The dividend collar strategy has the same aim as the dividend capture strategy, with several differences in the setup. While both are focused on the acquisition of the underlying company’s dividend, the dividend collar has the additional aim of protecting the position from any downside that might occur before the dividend is paid.
The dividend collar is therefore generally employed in a situation where the underlying security is already owned, whereas dividend capture is initiated just a day before the stock goes ex-dividend.
Who Should Consider It?
The dividend collar strategy makes perfect sense for stockholders who have just seen their shares surge dramatically and suspect there may be a near-term retreat – but who still want to pocket the upcoming dividend.
Before we look at a case study of the dividend collar in action, one more key point. The collar’s expiry must be set beyond the ex-dividend date of the shares. Otherwise, the shares might be called away and the dividend lost, negating entirely the purpose of the strategy.
Have a look now at a chart of DuPont (NYSE: DD):
You own 500 shares of DuPont stock, but after a gain of over 40% in just two months, you worry that some enthusiastic profit-taking might be at hand. You wouldn’t mind cashing out, but you hate to miss the next dividend payout – a very sweet $1.05 per share payable to shareholders of record on Jan. 14, still two months away (red circle).
By the end of November, the tension is overwhelming. With the stock trading sideways and looking ripe for a tumble (green circle), you decide to write a dividend collar, allowing a little more upside for the shares while holding onto nearly all your current gains and securing the January dividend.
Costing the Collar
With the shares at $67, you buy five protective January 67 puts for $3.10 each and offset the cost with the sale of five January 68 calls for $3 apiece. Total debit on the trade is $50 ([$0.10 x 5] x 100) to insure all your shares. You’re also sure to check that the options expire after the ex-dividend date (blue circle).
And before long the market proves you right!

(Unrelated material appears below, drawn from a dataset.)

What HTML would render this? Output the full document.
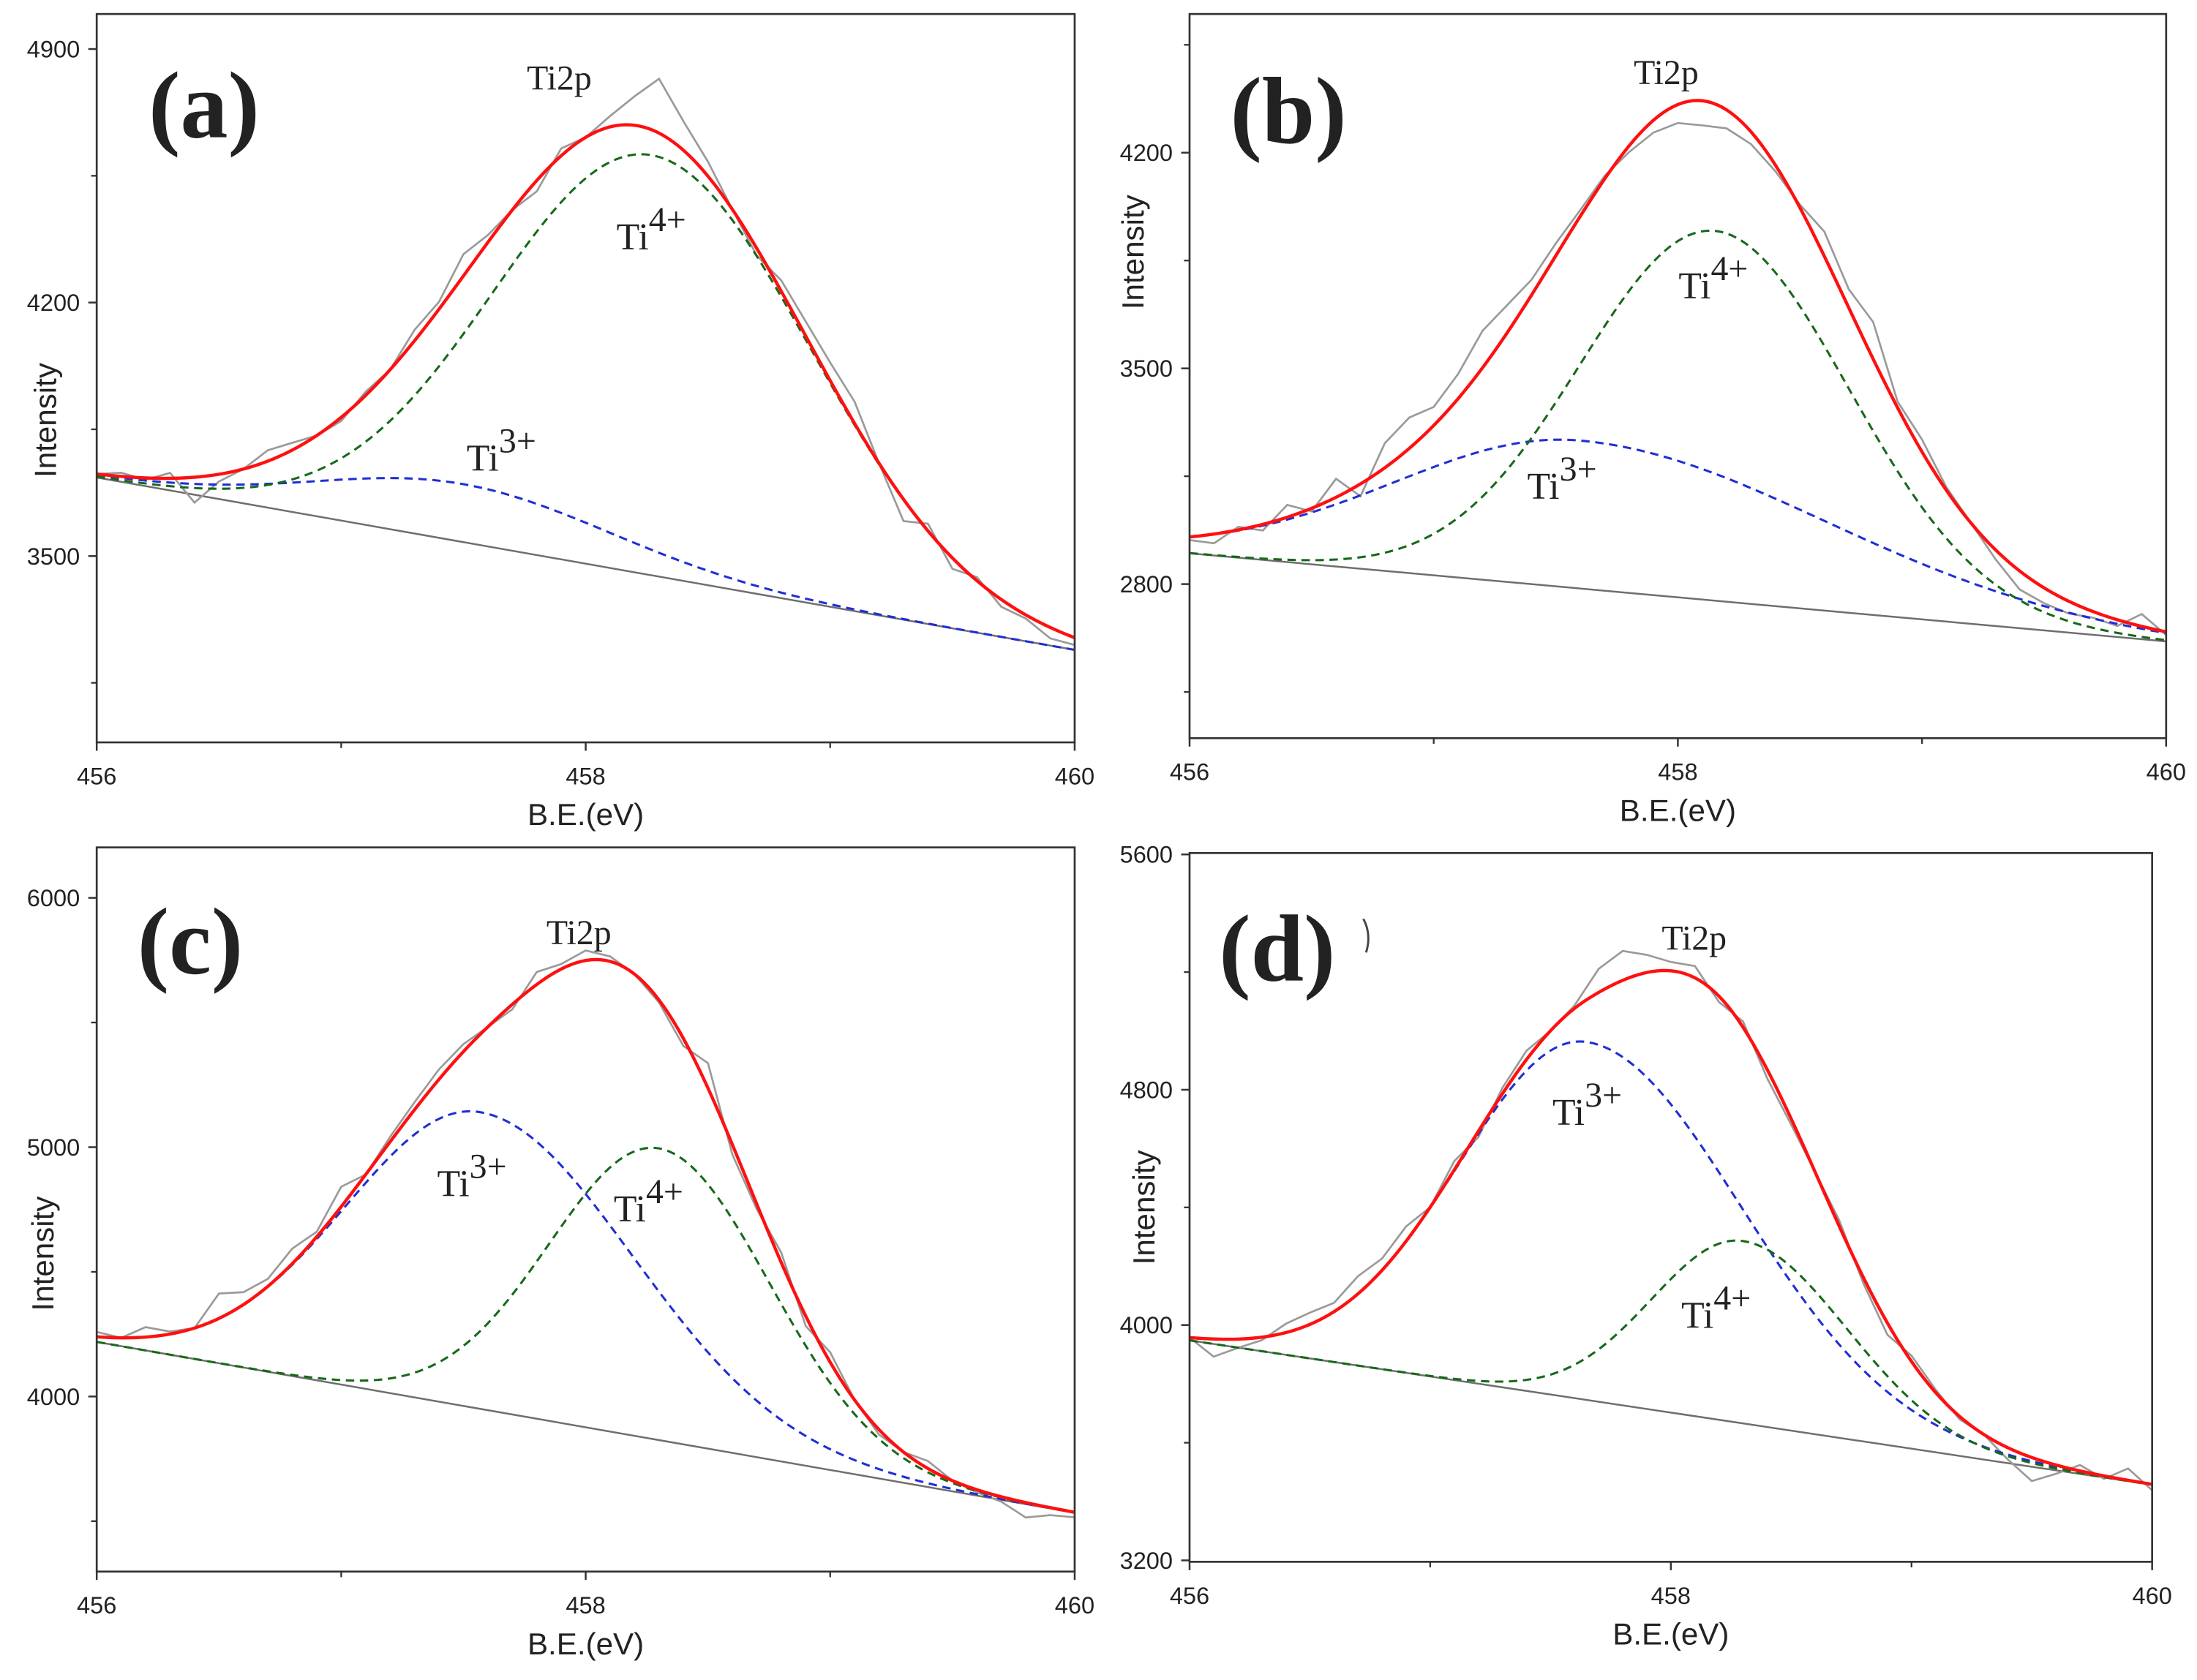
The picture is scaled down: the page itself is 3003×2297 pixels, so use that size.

The stock pops higher for just a few days, then trails off strongly all the way to $53 at expiry. The calls expire worthless, but the puts kick in handsomely, rewarding you with $7,000 ([$67 – $53] x 5 x 100). That offsets the same decline in the share price of $14, for which you suffer a loss of $7,000. You close out both and walk away happy that you achieved all your goals.
In the final tally, you have:
- A loss of $50 for setting the trade; and
- A gain of $525 from the dividend, secured just days before the options expire and the shares are sold.
Had the stock continued to move higher through expiry, you would have been rewarded with a maximum gain of $500 ([$68 – $67] x 5 x 100), after which the short call would have kicked in to call away the shares. Along with the $525 received from the dividend, less the cost of the trade ($50), your net gain would have been $975.
Recap: Dividend collars allow full downside protection, limited upside gains and dividend capture, all at little to no cost.